Джон, по-моему, был самым опрометчивым человеком на свете. Он весь был соткан из резких, неожиданных порывов. Задумывался он только тогда, когда работал над своими монтажа-ми. А поскольку, в отличие От многих, он не был все время погружен в расчеты, непосредственность и горячность не покидали его. В его выпадах были вспышки гнева, но гнева отнюдь не эгоистического. Он усваивал только то, что воспринимал как посягательство на себя, и чтобы узнать что-то новое, он был вынужден от него защищаться. Другие пропускают это новое мимо ушей или глотают его, как сладкий сироп. Джону же приходилось набрасываться на него, чтобы удержать в памяти и сохранить остроту восприятия.
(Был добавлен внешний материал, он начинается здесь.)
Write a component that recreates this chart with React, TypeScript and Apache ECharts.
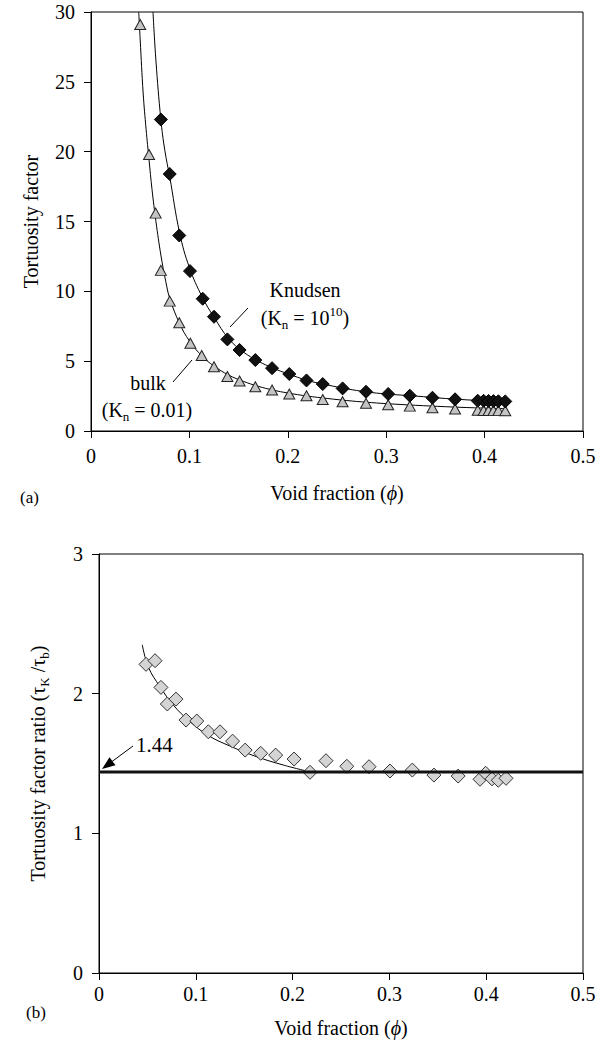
import React, { useEffect, useRef } from "react";
import * as echarts from "echarts";

const FONT = "Liberation Serif";

// (a) bulk (triangles) — void fraction and tortuosity factor
const bulkPhi = [0.05, 0.059, 0.0657, 0.071, 0.08, 0.0897, 0.101, 0.1125, 0.125, 0.1386, 0.151, 0.167, 0.184, 0.2015, 0.219, 0.2355, 0.2557, 0.2795, 0.302, 0.324, 0.347, 0.37, 0.393, 0.399, 0.404, 0.409, 0.414, 0.421];
const bulkTau = [29.1, 19.8, 15.6, 11.5, 9.3, 7.75, 6.28, 5.4, 4.6, 3.9, 3.58, 3.17, 2.93, 2.65, 2.52, 2.25, 2.1, 1.98, 1.88, 1.78, 1.66, 1.58, 1.48, 1.47, 1.47, 1.46, 1.46, 1.45];
// (a) Knudsen (diamonds)
const knPhi = [0.071, 0.08, 0.0897, 0.1006, 0.1135, 0.125, 0.1386, 0.151, 0.167, 0.184, 0.2015, 0.219, 0.2355, 0.2557, 0.2795, 0.302, 0.324, 0.347, 0.37, 0.393, 0.399, 0.404, 0.409, 0.414, 0.421];
const knTau = [22.3, 18.4, 14.0, 11.45, 9.47, 8.18, 6.56, 5.8, 5.08, 4.5, 4.08, 3.62, 3.36, 3.05, 2.81, 2.65, 2.53, 2.38, 2.27, 2.17, 2.16, 2.15, 2.14, 2.13, 2.12];
// (a) fitted curves
const bulkCurvePhi = [0.0485, 0.05, 0.053, 0.056, 0.059, 0.062, 0.066, 0.071, 0.076, 0.08, 0.09, 0.1, 0.113, 0.125, 0.14, 0.155, 0.17, 0.185, 0.2, 0.22, 0.24, 0.26, 0.28, 0.3, 0.33, 0.36, 0.39, 0.421];
const bulkCurveTau = [30, 28.0, 24.2, 21.6, 19.4, 17.3, 15.0, 12.6, 10.7, 9.5, 7.7, 6.45, 5.35, 4.65, 4.0, 3.55, 3.2, 2.93, 2.72, 2.5, 2.33, 2.18, 2.06, 1.96, 1.84, 1.74, 1.66, 1.6];
const knCurvePhi = [0.063, 0.066, 0.071, 0.075, 0.08, 0.09, 0.1, 0.113, 0.125, 0.14, 0.155, 0.17, 0.185, 0.2, 0.22, 0.24, 0.26, 0.28, 0.3, 0.33, 0.36, 0.39, 0.421];
const knCurveTau = [30, 26.5, 22.3, 20.1, 18.2, 14.2, 11.7, 9.6, 8.15, 6.6, 5.65, 5.0, 4.5, 4.1, 3.62, 3.3, 3.02, 2.8, 2.65, 2.5, 2.33, 2.2, 2.1];

// (b) ratio tau_K / tau_b
const ratioPhi = [0.0486, 0.0579, 0.064, 0.0706, 0.0795, 0.0899, 0.101, 0.113, 0.125, 0.138, 0.151, 0.167, 0.1825, 0.2015, 0.218, 0.2345, 0.256, 0.279, 0.3006, 0.3237, 0.346, 0.371, 0.3936, 0.3995, 0.406, 0.4125, 0.4205];
const ratioVal = [2.21, 2.236, 2.045, 1.926, 1.961, 1.811, 1.804, 1.727, 1.727, 1.66, 1.596, 1.573, 1.56, 1.532, 1.437, 1.52, 1.48, 1.477, 1.446, 1.453, 1.417, 1.41, 1.387, 1.43, 1.39, 1.38, 1.394];
const ratioCurvePhi = [0.0447, 0.051, 0.063, 0.0768, 0.094, 0.113, 0.1353, 0.163, 0.1904, 0.218];
const ratioCurveVal = [2.35, 2.19, 2.05, 1.918, 1.8, 1.7, 1.625, 1.548, 1.489, 1.44];
const refRatio = 1.44;
const refSpan = [0, 0.5];

const zip = (a: number[], b: number[]) => a.map((v, i) => [v, b[i]]);

const axisBase = {
  axisLine: { show: true, lineStyle: { color: "#000", width: 1 } },
  axisTick: { show: true, inside: false, length: 7, lineStyle: { color: "#000" } },
  splitLine: { show: false },
};
const labelStyle = { color: "#000", fontFamily: FONT, fontSize: 20 };

export default function App() {
  const ref = useRef<HTMLDivElement>(null);
  useEffect(() => {
    if (!ref.current) return;
    const chart = echarts.init(ref.current, null, { renderer: "svg" });
    const sub = { fontFamily: FONT, fontSize: 13, lineHeight: 12, verticalAlign: "bottom", fill: "#000", color: "#000" };
    const sup = { fontFamily: FONT, fontSize: 13, lineHeight: 12, verticalAlign: "top", fill: "#000", color: "#000" };
    const norm = { fontFamily: FONT, fontSize: 20, lineHeight: 26, fill: "#000", color: "#000" };
    chart.setOption({
      animation: false,
      backgroundColor: "#fff",
      grid: [
        { left: 91, top: 12, width: 492, height: 419, show: true, borderColor: "#000", borderWidth: 1, backgroundColor: "transparent" },
        { left: 99, top: 554, width: 484, height: 419, show: true, borderColor: "#000", borderWidth: 1, backgroundColor: "transparent" },
      ],
      xAxis: [
        {
          ...axisBase, type: "value", gridIndex: 0, min: 0, max: 0.5, interval: 0.1,
          axisLabel: { ...labelStyle, margin: 15 },
          name: "Void fraction ({i|ϕ})", nameLocation: "middle", nameGap: 52,
          nameTextStyle: { ...labelStyle, rich: { i: { fontFamily: FONT, fontSize: 20, fontStyle: "italic", color: "#000" } } },
        },
        {
          ...axisBase, type: "value", gridIndex: 1, min: 0, max: 0.5, interval: 0.1,
          axisLabel: { ...labelStyle, margin: 11 },
          name: "Void fraction ({i|ϕ})", nameLocation: "middle", nameGap: 45,
          nameTextStyle: { ...labelStyle, rich: { i: { fontFamily: FONT, fontSize: 20, fontStyle: "italic", color: "#000" } } },
        },
      ],
      yAxis: [
        {
          ...axisBase, type: "value", gridIndex: 0, min: 0, max: 30, interval: 5,
          axisLabel: { ...labelStyle, margin: 16 },
          name: "Tortuosity factor", nameLocation: "middle", nameGap: 50, nameRotate: 90,
          nameTextStyle: { ...labelStyle },
        },
        {
          ...axisBase, type: "value", gridIndex: 1, min: 0, max: 3, interval: 1,
          axisLabel: { ...labelStyle, margin: 16 },
          name: "Tortuosity factor ratio (τ{s|K} /τ{s|b})", nameLocation: "middle", nameGap: 48, nameRotate: 90,
          nameTextStyle: {
            ...labelStyle, lineHeight: 26,
            rich: { s: { fontFamily: FONT, fontSize: 13, lineHeight: 12, verticalAlign: "bottom", color: "#000" } },
          },
        },
      ],
      series: [
        {
          type: "line", xAxisIndex: 0, yAxisIndex: 0, data: zip(bulkCurvePhi, bulkCurveTau),
          smooth: 0.4, showSymbol: false, symbol: "none",
          lineStyle: { color: "#000", width: 1 }, z: 2, silent: true,
        },
        {
          type: "line", xAxisIndex: 0, yAxisIndex: 0, data: zip(knCurvePhi, knCurveTau),
          smooth: 0.4, showSymbol: false, symbol: "none",
          lineStyle: { color: "#000", width: 1 }, z: 2, silent: true,
        },
        {
          type: "scatter", xAxisIndex: 0, yAxisIndex: 0, data: zip(bulkPhi, bulkTau),
          symbol: "triangle", symbolSize: [11, 10],
          itemStyle: { color: "#c4c4c4", borderColor: "#222", borderWidth: 1, opacity: 1 }, z: 3,
        },
        {
          type: "scatter", xAxisIndex: 0, yAxisIndex: 0, data: zip(knPhi, knTau),
          symbol: "diamond", symbolSize: 13,
          itemStyle: { color: "#111", borderColor: "#000", borderWidth: 1, opacity: 1 }, z: 3,
        },
        {
          type: "line", xAxisIndex: 1, yAxisIndex: 1, data: zip(ratioCurvePhi, ratioCurveVal),
          smooth: 0.4, showSymbol: false, symbol: "none",
          lineStyle: { color: "#000", width: 1 }, z: 2, silent: true,
        },
        {
          type: "scatter", xAxisIndex: 1, yAxisIndex: 1, data: zip(ratioPhi, ratioVal),
          symbol: "diamond", symbolSize: 14,
          itemStyle: { color: "#d4d4d4", borderColor: "#333", borderWidth: 1, opacity: 1 }, z: 3,
        },
        {
          type: "line", xAxisIndex: 1, yAxisIndex: 1, data: refSpan.map((x) => [x, refRatio]),
          showSymbol: false, symbol: "none", lineStyle: { color: "#111", width: 3 }, z: 4, silent: true,
        },
      ],
      graphic: [
        // (a) annotations
        { type: "text", x: 305, y: 290, style: { text: "Knudsen", ...norm, align: "center", verticalAlign: "middle" } },
        {
          type: "text", x: 305, y: 318,
          style: { text: "(K{s|n} = 10{p|10})", ...norm, align: "center", verticalAlign: "middle", rich: { s: sub, p: sup } },
        },
        { type: "line", shape: { x1: 230, y1: 327, x2: 248, y2: 308 }, style: { stroke: "#000", lineWidth: 1 } },
        { type: "text", x: 148, y: 383, style: { text: "bulk", ...norm, align: "center", verticalAlign: "middle" } },
        {
          type: "text", x: 147, y: 410,
          style: { text: "(K{s|n} = 0.01)", ...norm, align: "center", verticalAlign: "middle", rich: { s: sub } },
        },
        { type: "line", shape: { x1: 173, y1: 382, x2: 192, y2: 360 }, style: { stroke: "#000", lineWidth: 1 } },
        { type: "text", x: 20, y: 497, style: { text: "(a)", fontFamily: FONT, fontSize: 17, fill: "#000", align: "left", verticalAlign: "middle" } },
        // (b) annotations
        { type: "text", x: 136, y: 745, style: { text: "1.44", fontFamily: FONT, fontSize: 21, fill: "#000", align: "left", verticalAlign: "middle" } },
        { type: "line", shape: { x1: 133, y1: 746, x2: 110, y2: 763 }, style: { stroke: "#000", lineWidth: 1 } },
        { type: "polygon", shape: { points: [[102, 769], [115.5, 765.3], [109.5, 757.3]] }, style: { fill: "#000" } },
        { type: "text", x: 26, y: 1012, style: { text: "(b)", fontFamily: FONT, fontSize: 17, fill: "#000", align: "left", verticalAlign: "middle" } },
      ],
    });
    return () => chart.dispose();
  }, []);
  return (
    <div
      ref={ref}
      style={{ position: "absolute", left: 0, top: 0, width: 608, height: 1045, background: "#fff" }}
    />
  );
}
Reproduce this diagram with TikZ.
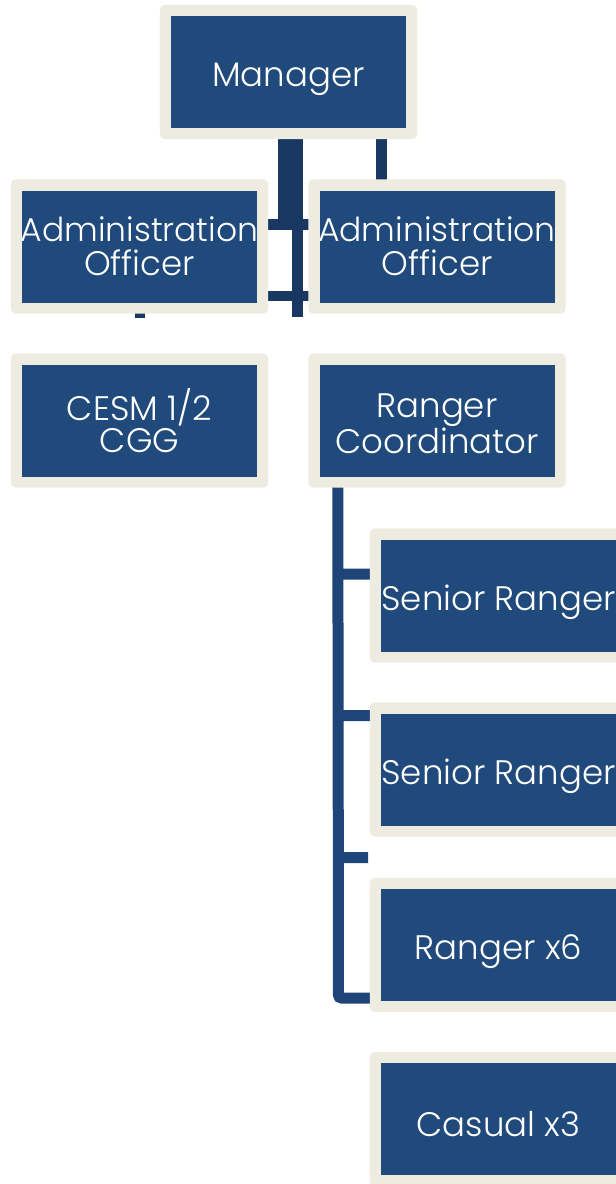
\documentclass[tikz,border=0pt]{standalone}
\usepackage{fontspec}
\setmainfont{Poppins}[UprightFont=* Light]
\usetikzlibrary{backgrounds,calc}
\definecolor{boxblue}{RGB}{33,74,124}
\definecolor{cream}{RGB}{238,236,225}
\definecolor{darkconn}{RGB}{24,56,98}
\definecolor{conn}{RGB}{30,68,120}
\newcommand{\lowertext}[2][7pt]{\raisebox{-#1}[\height][\depth]{#2}}
\newcommand{\widetext}[1]{\makebox[235pt]{\fontsize{33}{34}\selectfont #1}}
\tikzset{
  x=1pt,y=-1pt,
  orgbox/.style={fill=boxblue, text=white, minimum width=235pt, minimum height=112pt,
    inner sep=0pt, align=center, font=\fontsize{34}{34}\selectfont},
  topline/.style={draw=darkconn},
  rcline/.style={draw=conn, line width=11pt},
}
\begin{document}
\begin{tikzpicture}
\useasboundingbox (0,0) rectangle (616,1184);
\clip (0,0) rectangle (616,1184);
\node[orgbox] (man)  at (288.5,72)    {\lowertext{Manager}};
\node[orgbox] (adl)  at (139.5,246.5) {\widetext{Administration}\\Officer};
\node[orgbox] (adr)  at (437,246.5)   {\widetext{Administration}\\Officer};
\node[orgbox] (cesm) at (139.5,420.5) {CESM 1/2\\[-2pt]CGG};
\node[orgbox] (rc)   at (437,420.5)   {\lowertext[3pt]{Ranger}\\\lowertext[3pt]{Coordinator}};
\node[orgbox] (sr1)  at (498.5,595.5) {\lowertext{Senior Ranger}};
\node[orgbox] (sr2)  at (498.5,769.5) {\lowertext{Senior Ranger}};
\node[orgbox] (rng)  at (498.5,945)   {\lowertext{Ranger x6}};
\node[orgbox] (cas)  at (498.5,1119)  {\lowertext[5pt]{Casual x3}};
\coordinate (free) at (368,857.5);
\begin{scope}[on background layer]
  \fill[white] (0,0) rectangle (616,1184);
  % connectors (behind the cream frames)
  \draw[topline, line width=25pt] ([xshift=2pt]man.south) -- ([xshift=2pt]man.south |- 0,219);
  \draw[topline, line width=11pt] (adl.east |- 0,224.5) -- (adr.west |- 0,224.5);
  \draw[topline, line width=11pt] (297.5,219) -- (297.5,317);
  \draw[topline, line width=10.5pt] (adl.east |- 0,296) -- (adr.west |- 0,296);
  \draw[topline, line width=10pt] (adl.south) -- ([yshift=-15pt]adl.south);
  \draw[topline, line width=11pt] ([xshift=-55.5pt]adr.north |- man.south) -- ([xshift=-55.5pt]adr.north);
  \draw[rcline, rounded corners=3pt] ([xshift=18.5pt]rc.south west) -- (338.5,998) -- (rng.west |- 0,998)
    (338.5,574) -- (sr1.west |- 0,574)
    (338.5,715.5) -- (sr2.west |- 0,715.5)
    (338.5,857.5) -- (free);
  % cream frames
  \foreach \n in {man,adl,adr,cesm,rc,sr1,sr2,rng,cas}
    \fill[cream, rounded corners=5pt] ([shift={(-11pt,11pt)}]\n.north west) rectangle ([shift={(11pt,-11pt)}]\n.south east);
\end{scope}
\end{tikzpicture}
\end{document}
Только со временем я понял, до какой степени братья нуждались друг в друге. Виланд никогда не критиковал Джона. Он не пытался оправдать его необычное поведение, объяснить его, а принимал как должное. Лишь когда он рассказал мне о своем детстве, я понял, что лежало в основе этой привязанности. Их было четверо сирот, два брата и две сестры, когда они оказались в доме приемных родителей, живших в Айгене, близ Зальцбурга. Виланду с приемными родителями повезло, а старшему, Гельмуту (так звали Джона до того, как он взял себе английское имя), пришлось труднее. Они никогда не забывали о своем сиротстве и крепко держались друг за друга. Сила Виланда была в привязанности к старшему брату. Вместе они обосновались в Берлине. Протестуя против войны, Гельмут официально поменял имя и фамилию и стал Джоном Хартфилдом. Война еще не кончилась, и этот шаг требовал мужества. Георг Грос, с которым их свела судьба, стал им близким другом. Вполне естественно, что когда было основано издательство «Малик», Джон Хартфилд стал делать эскизы обложек. Братья жили порознь, своими семьями, но всегда держались вместе. В бурной, необыкновенно насыщенной берлинской жизни они были неразлучны.

Брехт

Первое, что бросилось мне в глаза при виде Брехта, была его страсть к маскировке. Меня повели в ресторан Шлихтера, где вращался весь интеллектуальный Берлин. Здесь бывало великое множество актеров, на них то и дело указывали, их тут же узнавали, благодаря иллюстрированным журналам они были как бы частью общественной жизни. Надо сказать, в том, как они себя вели, как здоровались, делали заказы, как ели, пили и расплачивались, было все же не очень много театральности. Картина была пестрая, но это была другая пестрота, не театральная. Единственный из всех, кто обращал на себя внимание своей маскировкой под пролетария, был Брехт. Он выглядел очень тощим, голодное лицо из-за кепи казалось слегка скошенным набок, говорил он отрывисто и нескладно. Под его взглядом я почувствовал себя ненужной вещью, принесенной в ломбард, а в нем увидел оценщика, прикидывающего своими колючими черными глазками, кто чего стоит. Брехт говорил мало, узнать что-либо о результатах оценки было невозможно. Казалось невероятным, что ему только тридцать лет, он выглядел не так, как выглядят рано состарившиеся люди, а так, будто он всегда был стариком.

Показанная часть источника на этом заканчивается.